Current and savings accounts in the household segment were particularly buoyant. This positive note was basically due to the promotions launched in pay-roll and pension-linked accounts, which have attracted 36,461 new pay-roll deposits and 19,070 pension deposits over the quarter. In all, the market share is 9.3% in pay-roll accounts and 9.6% in pension accounts, with data as of 31-Aug-2011.
The offer of additional advantages according to loyalty has been maintained in time deposits as part of the customer-centric strategy. This quarter has been marked by a significant number of maturities of time deposits taken out in the third quarter of 2010. Appropriate management of these maturities has led to a maintenance rate of over 80%, with reductions in the cost of operations of around 100 basis points. The “Depósito BBVA UNO” has also been maintained as the main loyalty-building product, with an accumulated new production to 30-Sep-2011 of €1,475m. A number of different offers have been maintained to attract new customers, including the Depósito BBVA 11. As a result of all the above, the balance of time deposits increased by €9,275m over the last year and their average cost is 88 basis points below the market average (latest available figures to August).
In pension savings the Ahorro Asegurado (Guaranteed Savings) campaign launched in the second quarter is continuing successfully.

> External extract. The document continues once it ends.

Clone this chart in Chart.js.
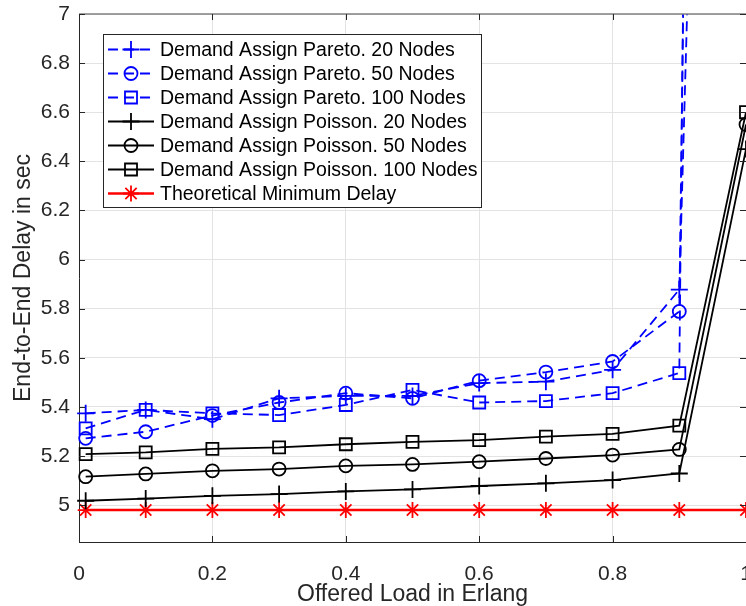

New production in the third quarter of 2011 was €185m, 9% up on the previous quarter. In addition, the contributions to individual pension plans between July and September 2011 amounted to €66m, 5% up on the second quarter, with the most popular products being guaranteed pension savings (around 70%).
BBVA Private Banking ended the third quarter of 2011 with funds under management in Spain of €38,471m, 6.4% up on the same date last year, and with a growth in its customer base of 0.7%. The unit remains market leader in assets under management in SICAV (€2,666m), with a market share of 10.5% in September 2011, and 291 companies.
Covered savings continue to perform well in the insurance business, particularly the company insurance schemes, which have now become a model in the market, with €340m in written premiums (up 182% year-on-year). Individual fund premiums are also performing well, at €724m (up 225%). As a result, the volume of managed funds is €8,655m, an increase of 6.3% in the nine months ended 30-Sep-2011. The level of business in non-life insurance has been maintained, with premiums of €181m (up 4% year-on-year). Particularly notable is the growth in the car business, with 7 million premiums (up 25%). Overall, the total premiums written by BBVA Seguros in the nine months ended 30-Sep-2011 amounted to €1,462m (up 85% year-on-year). The company maintains its leading position in individual life insurance, with a market share of 11.0% of premiums at the end of June (latest available figures).
To sum up, the adequate management of volumes and, above all, asset and liability prices, have boosted the net interest income to €2,817m. Gross income as of 30-Sep-2011 amounted to €4,118m (4,696m as of 30-Sep-2010). With operating expenses remaining at practically the same levels as in January-September 2010, the operating income was €2,333m (2,906m a year ago). After making increased allocations of generic provisions, the net attributable profit amounted to €842m.